|Delivering information when you need it most.
by Brian Farris
Many of the problems commonly experienced by letter carriers have their origin in the fact that their routes are overburdened. Fortunately, the requisite contractual provisions are in place to insure the right to a special route inspection in such situations. The M-39 Handbook, which is incorporated into the National Agreement by Article 19, requires that a special route inspection be given whenever a carrier requests one and it is warranted. M-39 section 271 states specifically:
271g. If over any six consecutive week periods (when work performance is otherwise satisfactory) a route shows over 30 minutes of help or auxiliary assistance on each of three days or more in each week during this period, the regular carrier assigned to such a route shall, upon request, receive a special mail count and inspection within four weeks of the request. The month of December must be excluded from consideration when determining a six consecutive week period. However, if a period of overtime and/or auxiliary assistance begins in November, and continues into January, then January is considered to be a consecutive period even though December is omitted. A new consecutive week period is not begun.
271h. Mail shall not be curtailed for the sole purpose of avoiding the need for special mail count and inspections (date: October 22, 1984, incorporated into December 24, 1984 award).
Arbitrators have unanimously understood M-39 section 271 to be non-discretionary. When the union can prove that the criteria in section 271 have been met, carriers have an absolute right to a special count and inspection. This is true even in cases where the regular carrier has been absent for part of the six-week period. The provisions of section 271 refer to the route and not the carrier on the route, despite the fact that the purpose of any such inspection is to adjust the route to the individual carrier. Moreover, once a carrier requests a special route inspection and demonstrates that it is warranted, the Postal Service cannot evade or obviate the requirement to conduct the inspection by unilaterally providing relief, or making an adjustment.
When special route inspections are conducted pursuant to the provisions of M-39 section 271, they must be conducted in exactly the same manner as regular count and inspections. It is important to be clear that special route inspections are not unit and route reviews. The right to a special route inspection is unaffected by the fact that the office involved may be undergoing, or be scheduled for, a unit and route review.
to conduct special route inspections when they were required to do so by the terms of the M-39.
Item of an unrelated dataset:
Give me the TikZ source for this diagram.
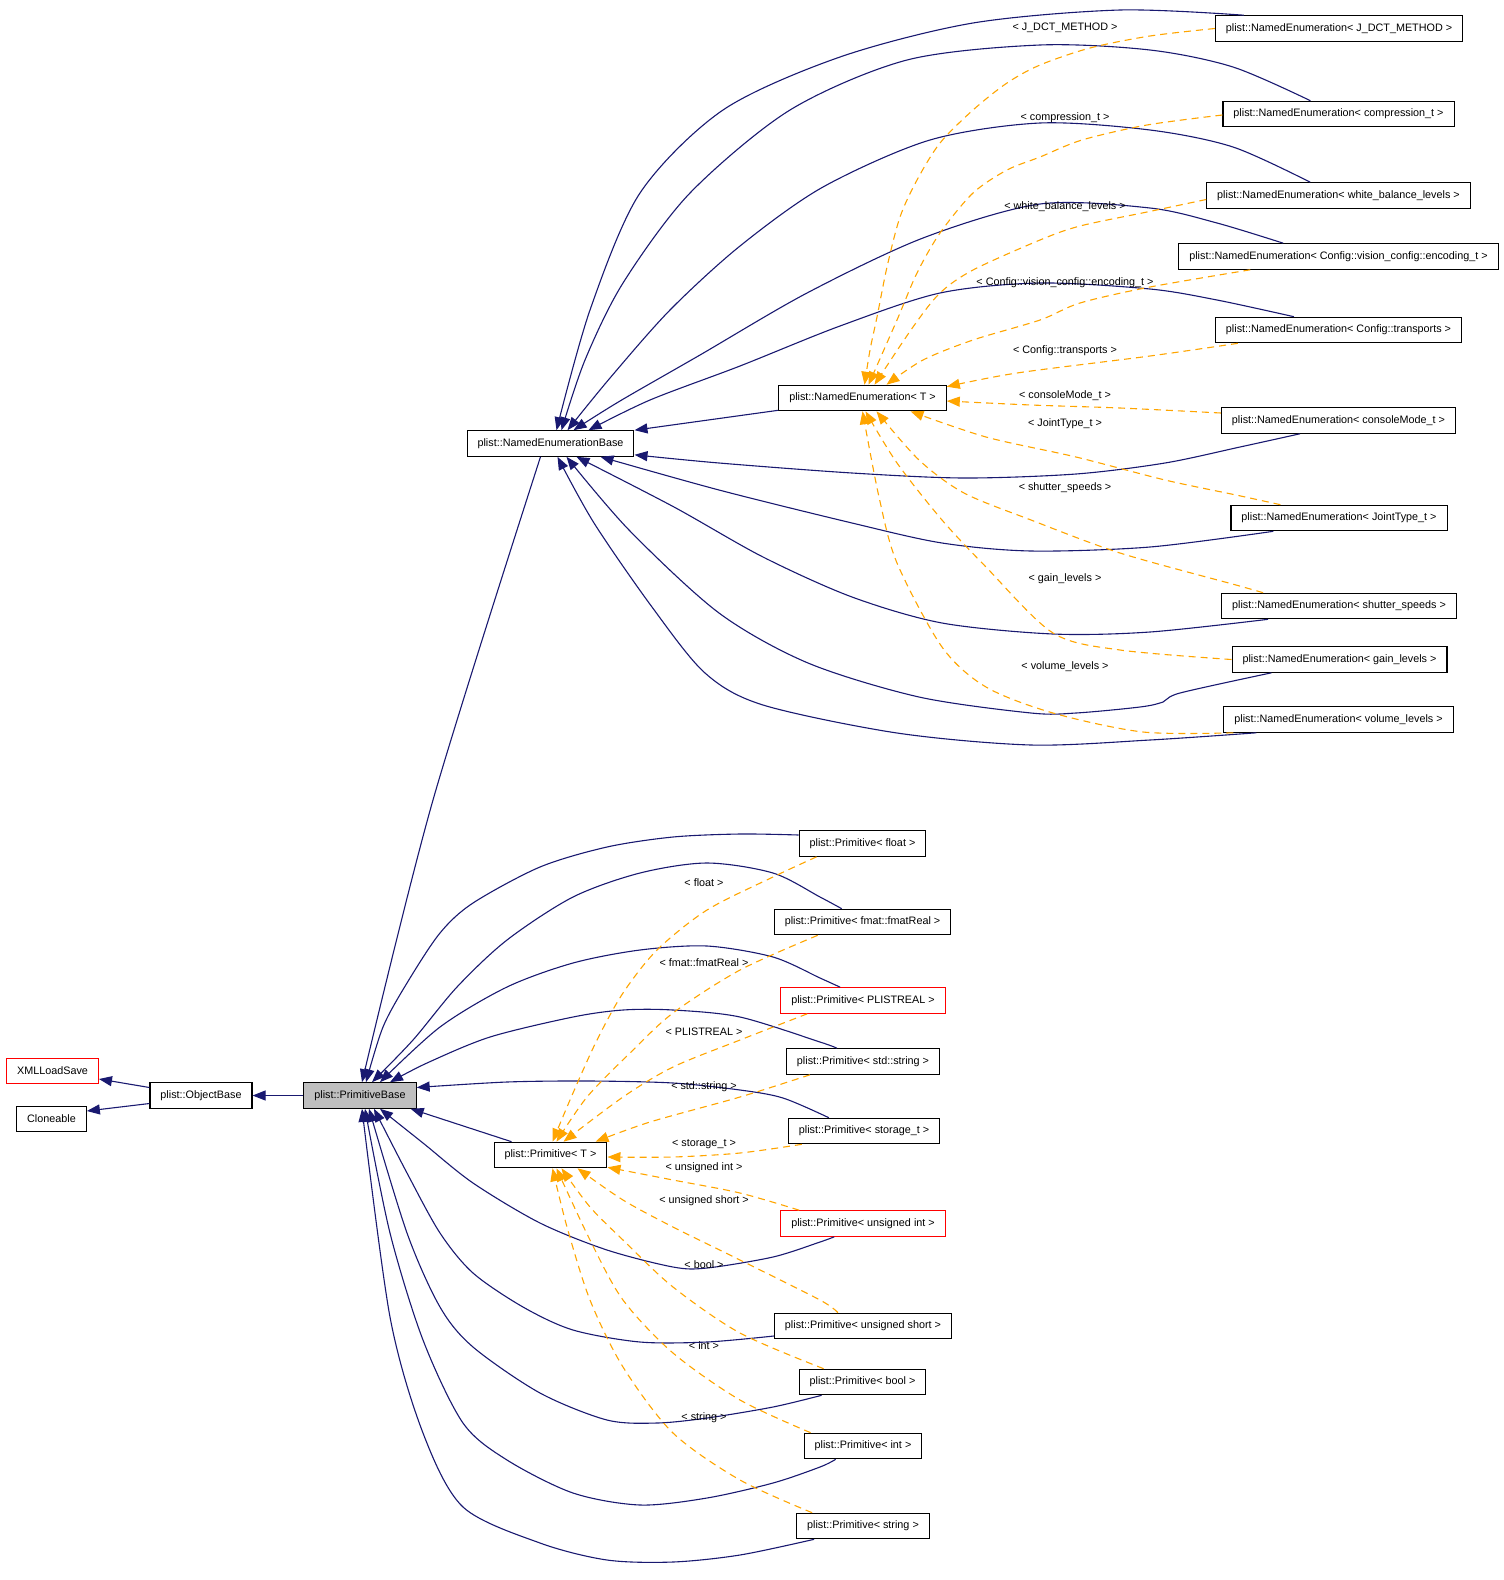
\documentclass[tikz,border=0pt]{standalone}
\usepackage{fontspec}
\setmainfont{Liberation Sans}
\usetikzlibrary{arrows.meta}
\definecolor{edgeblue}{HTML}{191970}
\definecolor{edgeorange}{HTML}{FFA500}
\definecolor{boxred}{HTML}{FF0000}
\definecolor{basegray}{HTML}{BFBFBF}

\begin{document}
\begin{tikzpicture}[x=1pt,y=1pt,
  cls/.style={draw=black, line width=1.1pt, inner xsep=10.5pt, inner ysep=0pt, minimum height=25.5pt},
  undoc/.style={cls, draw=boxred},
  inh/.style={draw=edgeblue, line width=1.1pt, -{Triangle[length=13pt,width=10pt]}},
  inst/.style={draw=edgeorange, line width=1.1pt, dash pattern=on 7pt off 5pt, -{Triangle[length=13pt,width=10pt]}}]
\tikzstyle{every node}+=[font=\fontsize{10.8}{13}\selectfont]
\useasboundingbox (0,0) rectangle (1504,-1580);
% base classes
\node [undoc] (xml) at (52.5,-1071) {XMLLoadSave};
\node [cls] (clone) at (51.5,-1119) {Cloneable};
\node [cls] (ob) at (201,-1095.5) {plist::ObjectBase};
\node [cls, fill=basegray] (pb) at (360,-1095.5) {plist::PrimitiveBase};
\node [cls] (neb) at (550.5,-443.5) {plist::NamedEnumerationBase};
\node [cls] (net) at (862.5,-398) {plist::NamedEnumeration< T >};
\node [cls] (pt) at (550.5,-1155) {plist::Primitive< T >};
% enumeration instances
\node [cls] (jdct) at (1339,-28.5) {plist::NamedEnumeration< J\_DCT\_METHOD >};
\node [cls] (comp) at (1338.5,-114) {plist::NamedEnumeration< compression\_t >};
\node [cls] (wbl) at (1338.5,-195.5) {plist::NamedEnumeration< white\_balance\_levels >};
\node [cls] (enc) at (1338.5,-256.5) {plist::NamedEnumeration< Config::vision\_config::encoding\_t >};
\node [cls] (trans) at (1338.5,-330) {plist::NamedEnumeration< Config::transports >};
\node [cls] (cmode) at (1338.5,-420.5) {plist::NamedEnumeration< consoleMode\_t >};
\node [cls] (joint) at (1339,-518) {plist::NamedEnumeration< JointType\_t >};
\node [cls] (shut) at (1339,-606) {plist::NamedEnumeration< shutter\_speeds >};
\node [cls] (gain) at (1339.5,-659.5) {plist::NamedEnumeration< gain\_levels >};
\node [cls] (vol) at (1338.5,-719.5) {plist::NamedEnumeration< volume\_levels >};
% primitive instances
\node [cls] (pfloat) at (862.5,-843.5) {plist::Primitive< float >};
\node [cls] (pfmat) at (862.5,-922) {plist::Primitive< fmat::fmatReal >};
\node [undoc] (pplr) at (863,-1000.5) {plist::Primitive< PLISTREAL >};
\node [cls] (pstd) at (863,-1061.5) {plist::Primitive< std::string >};
\node [cls] (pstor) at (864,-1131) {plist::Primitive< storage\_t >};
\node [undoc] (puint) at (863,-1223.5) {plist::Primitive< unsigned int >};
\node [cls] (pushort) at (863,-1326) {plist::Primitive< unsigned short >};
\node [cls] (pbool) at (862.5,-1382) {plist::Primitive< bool >};
\node [cls] (pint) at (863,-1446) {plist::Primitive< int >};
\node [cls] (pstr) at (863,-1526) {plist::Primitive< string >};
% inheritance
\draw [inh] ([yshift=8]ob.west) -- ([yshift=-8]xml.east);
\draw [inh] ([yshift=-8]ob.west) -- ([yshift=8]clone.east);
\draw [inh] (pb) -- (ob);
\draw [inh] plot [smooth] coordinates {([xshift=-10]neb.south) (433,-800) ([xshift=2]pb.north)};
\draw [inh] ([yshift=1]net.south west) -- (neb.north east);
\draw [inh] ([xshift=18]pt.north west) -- ([xshift=-6]pb.south east);
\draw [inh] plot [smooth] coordinates {([xshift=29]jdct.north west) (1120,-10) (973,-23) (840,-57) (723,-110) (640,-193) (590,-310) ([xshift=6]neb.north)};
\draw [inh] plot [smooth] coordinates {([xshift=88]comp.north west) (1233,-67) (1150,-50) (1040,-45) (907,-60) (790,-110) (690,-193) (623,-283) (585,-360) ([xshift=11]neb.north)};
\draw [inh] plot [smooth] coordinates {([xshift=104]wbl.north west) (1233,-147) (1150,-130) (1040,-123) (930,-140) (823,-187) (740,-246) (670,-310) (610,-378) ([xshift=17]neb.north)};
\draw [inh] plot [smooth] coordinates {([xshift=105]enc.north west) (1217,-223) (1150,-208) (1040,-204) (923,-238) (807,-293) (700,-355) (620,-401) ([xshift=23]neb.north)};
\draw [inh] plot [smooth] coordinates {([xshift=79]trans.north west) (1217,-300) (1150,-289) (1040,-283) (940,-293) (840,-326) (740,-366) (650,-400) ([xshift=38]neb.north)};
\draw [inh] plot [smooth] coordinates {([xshift=79]cmode.south west) (1240,-447) (1165,-463) (1076,-474) (964,-478) (852,-473) (719,-463) ([yshift=2]neb.south east)};
\draw [inh] plot [smooth] coordinates {([xshift=43]joint.south west) (1150,-547) (1031,-551) (942,-543) (852,-523) (719,-490) ([xshift=50]neb.south)};
\draw [inh] plot [smooth] coordinates {([xshift=47]shut.south west) (1150,-632) (1053,-634) (942,-623) (852,-597) (763,-557) (674,-507) ([xshift=26]neb.south)};
\draw [inh] plot [smooth] coordinates {([xshift=40]gain.south west) (1180,-693) (1163,-702) (1140,-707) (1076,-713) (1031,-713) (919,-697) (808,-663) (719,-613) (629,-530) ([xshift=16]neb.south)};
\draw [inh] plot [smooth] coordinates {([xshift=33]vol.south west) (1150,-740) (1031,-745) (897,-733) (763,-705) (705,-673) (652,-607) (594,-523) ([xshift=7]neb.south)};
\draw [inh] plot [smooth] coordinates {([yshift=8.5]pfloat.west) (740,-834) (673,-837) (607,-847) (540,-867) (473,-903) (440,-933) (407,-983) (383,-1027) ([xshift=6]pb.north)};
\draw [inh] plot [smooth] coordinates {([xshift=68]pfmat.north west) (820,-897) (773,-873) (707,-863) (640,-873) (573,-897) (507,-940) (457,-987) (413,-1040) ([xshift=12]pb.north)};
\draw [inh] plot [smooth] coordinates {([xshift=60]pplr.north west) (820,-978) (773,-957) (707,-946) (640,-950) (573,-963) (507,-987) (440,-1027) ([xshift=20]pb.north)};
\draw [inh] plot [smooth] coordinates {([xshift=51]pstd.north west) (820,-1042) (740,-1017) (673,-1010) (623,-1010) (573,-1017) (490,-1037) (427,-1063) ([xshift=30]pb.north)};
\draw [inh] plot [smooth] coordinates {([xshift=41]pstor.north west) (783,-1098) (740,-1090) (673,-1083) (590,-1081) (507,-1082) ([yshift=8]pb.east)};
\draw [inh] plot [smooth] coordinates {([xshift=54]puint.south west) (820,-1242) (773,-1257) (707,-1268) (673,-1267) (607,-1250) (540,-1223) (473,-1183) (423,-1143) ([xshift=20]pb.south)};
\draw [inh] plot [smooth] coordinates {([yshift=-10]pushort.west) (707,-1342) (640,-1342) (573,-1330) (523,-1307) (473,-1273) (440,-1233) (407,-1173) ([xshift=14]pb.south)};
\draw [inh] plot [smooth] coordinates {([xshift=23]pbool.south west) (773,-1407) (707,-1418) (657,-1423) (607,-1420) (540,-1393) (473,-1347) (440,-1307) (407,-1233) ([xshift=9]pb.south)};
\draw [inh] plot [smooth] coordinates {([xshift=32]pint.south west) (820,-1467) (773,-1483) (707,-1498) (640,-1505) (573,-1493) (507,-1460) (463,-1423) (423,-1340) (390,-1233) ([xshift=5]pb.south)};
\draw [inh] plot [smooth] coordinates {([xshift=18]pstr.south west) (740,-1555) (673,-1562) (607,-1560) (540,-1543) (463,-1507) (423,-1433) (390,-1317) ([xshift=2]pb.south)};
% template instantiation
\draw [inst] plot [smooth] coordinates {(jdct.west) (1150,-36) (1090,-48) (1040,-65) (1007,-83) (973,-110) (940,-143) (917,-180) (900,-217) (887,-267) (877,-317) (870,-350) ([xshift=2]net.north)};
\draw [inst] plot [smooth] coordinates {([yshift=-1]comp.west) (1147,-125) (1082,-140) (1040,-157) (1007,-170) (973,-193) (940,-233) (917,-273) (897,-320) ([xshift=6]net.north)};
\draw [inst] plot [smooth] coordinates {([yshift=-4]wbl.west) (1147,-212) (1080,-226) (1040,-240) (973,-270) (940,-293) (913,-327) ([xshift=12]net.north)};
\draw [inst] plot [smooth] coordinates {([xshift=72]enc.south west) (1150,-287) (1080,-303) (1040,-320) (973,-340) (923,-360) ([xshift=24]net.north)};
\draw [inst] plot [smooth] coordinates {([xshift=23]trans.south west) (1150,-356) (1017,-373) ([yshift=-2]net.north east)};
\draw [inst] plot [smooth] coordinates {([yshift=7.5]cmode.west) (1120,-408) (1031,-405) ([yshift=-3]net.east)};
\draw [inst] plot [smooth] coordinates {([xshift=50]joint.north west) (1236,-495) (1165,-480) (1076,-457) (986,-437) ([xshift=48]net.south)};
\draw [inst] plot [smooth] coordinates {([xshift=42]shut.north west) (1236,-585) (1120,-553) (1031,-520) (964,-493) (919,-460) ([xshift=14]net.south)};
\draw [inst] plot [smooth] coordinates {(gain.west) (1120,-650) (1053,-633) (986,-567) (942,-520) (897,-463) ([xshift=3]net.south)};
\draw [inst] plot [smooth] coordinates {([xshift=10]vol.south west) (1143,-732) (1053,-713) (986,-687) (942,-647) (897,-563) (879,-497) (net.south)};
\draw [inst] plot [smooth] coordinates {([xshift=18]pfloat.south west) (773,-877) (707,-910) (657,-950) (623,-993) (597,-1040) (573,-1093) ([xshift=2]pt.north)};
\draw [inst] plot [smooth] coordinates {([xshift=44]pfmat.south west) (740,-970) (673,-1013) (630,-1053) (587,-1097) ([xshift=6]pt.north)};
\draw [inst] plot [smooth] coordinates {([xshift=27]pplr.south west) (740,-1040) (673,-1067) (623,-1097) ([xshift=13]pt.north)};
\draw [inst] plot [smooth] coordinates {([xshift=24]pstd.south west) (740,-1097) (650,-1122) ([xshift=45]pt.north)};
\draw [inst] plot [smooth] coordinates {([xshift=14]pstor.south west) (740,-1153) (673,-1157) ([yshift=-2]pt.east)};
\draw [inst] plot [smooth] coordinates {([xshift=19]puint.north west) (740,-1193) (673,-1180) ([yshift=1]pt.south east)};
\draw [inst] plot [smooth] coordinates {([xshift=64]pushort.north west) (820,-1300) (740,-1260) (673,-1227) (623,-1200) ([xshift=27]pt.south)};
\draw [inst] plot [smooth] coordinates {([xshift=25]pbool.north west) (740,-1333) (673,-1287) (623,-1240) (590,-1207) ([xshift=11]pt.south)};
\draw [inst] plot [smooth] coordinates {([xshift=7]pint.north west) (740,-1400) (673,-1353) (623,-1300) (590,-1240) ([xshift=6]pt.south)};
\draw [inst] plot [smooth] coordinates {([xshift=16]pstr.north west) (740,-1480) (673,-1433) (623,-1367) (590,-1300) (567,-1227) ([xshift=2]pt.south)};
% template arguments
\node (ljdct) at (1065,-28) {< J\_DCT\_METHOD >};
\node (lcomp) at (1065,-118) {< compression\_t >};
\node (lwbl) at (1065,-207) {< white\_balance\_levels >};
\node (lenc) at (1065,-283) {< Config::vision\_config::encoding\_t >};
\node (ltrans) at (1065,-351) {< Config::transports >};
\node (lcmode) at (1065,-396) {< consoleMode\_t >};
\node (ljoint) at (1065,-424) {< JointType\_t >};
\node (lshut) at (1065,-488) {< shutter\_speeds >};
\node (lgain) at (1065,-579) {< gain\_levels >};
\node (lvol) at (1065,-667) {< volume\_levels >};
\node (lfloat) at (704,-883) {< float >};
\node (lfmat) at (704,-963) {< fmat::fmatReal >};
\node (lplr) at (704,-1032) {< PLISTREAL >};
\node (lstd) at (704,-1087) {< std::string >};
\node (lstor) at (704,-1144) {< storage\_t >};
\node (luint) at (704,-1168) {< unsigned int >};
\node (lushort) at (704,-1201) {< unsigned short >};
\node (lbool) at (704,-1265) {< bool >};
\node (lint) at (704,-1346) {< int >};
\node (lstr) at (704,-1418) {< string >};
\end{tikzpicture}
\end{document}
Awards by Arbitrators Edward Pribble (C05545) and Harry Grossman (C-06722) are of particular interest. Both arbitrators agreed with the union that contract violations should, when possible, be remedied. They reasoned that since the grievants were required to work overtime they should not have worked, no possible future remedy could return that time to them. Since merely instructing the Postal Service not to breach the agreement in the future would not, in their view, have been sufficient to make the grievants whole, they both granted monetary remedies.
The two arbitrators did not, however, agree upon the exact form of monetary remedy that was appropriate for such violations. Arbitrator Pribble ordered the Postal Service to pay the grievants "one extra hour's pay at their regular rates of pay for each and every day that each grievant has worked overtime." Arbitrator Grossman, in contrast, ordered the Postal Service to pay "one hour's pay at his regular rate of pay for each and every hour that he was required to work in excess of eight and one-half hours. "
There appears, as of now, to be more agreement that some monetary remedy is due in such cases, than there is upon the exact form any such monetary remedies should take. All too often, the union has been able to convince an arbitrator that the terms of the contract have been breached, only to have the arbitrator find that the particular remedy requested is beyond his authority to grant, or otherwise inappropriate to remedy the specific violation. It is therefore advisable that all remedy requests include the catch-all phrase "or that the grievant be made otherwise whole."
Failure to make standards, or the inability to finish the route in the allotted time has never, in itself, been grounds for discipline. However, letter carriers with overburdened routes should be aware that once they have requested a special route inspection, they are afforded even additional protection. Regional Arbitrator Levak (C-05952) recently held that once a route qualifies for a special inspection and the regular carrier requests one, any discipline for expansion of street time "is inappropriate unless and until such an inspection is conducted."
In M-39 section 271 we have an enforceable mechanism to assure adjustment of routes to eight hours. Where conditions warrant, we should use it.
ED: Brian Farris is a former Director of City Delivery. This article was taken from the archives of Summit City Branch No. 116, Fort Wayne, IN. It was published in the March, 1987 Postal Record, monthly publication of the NALC, page 37.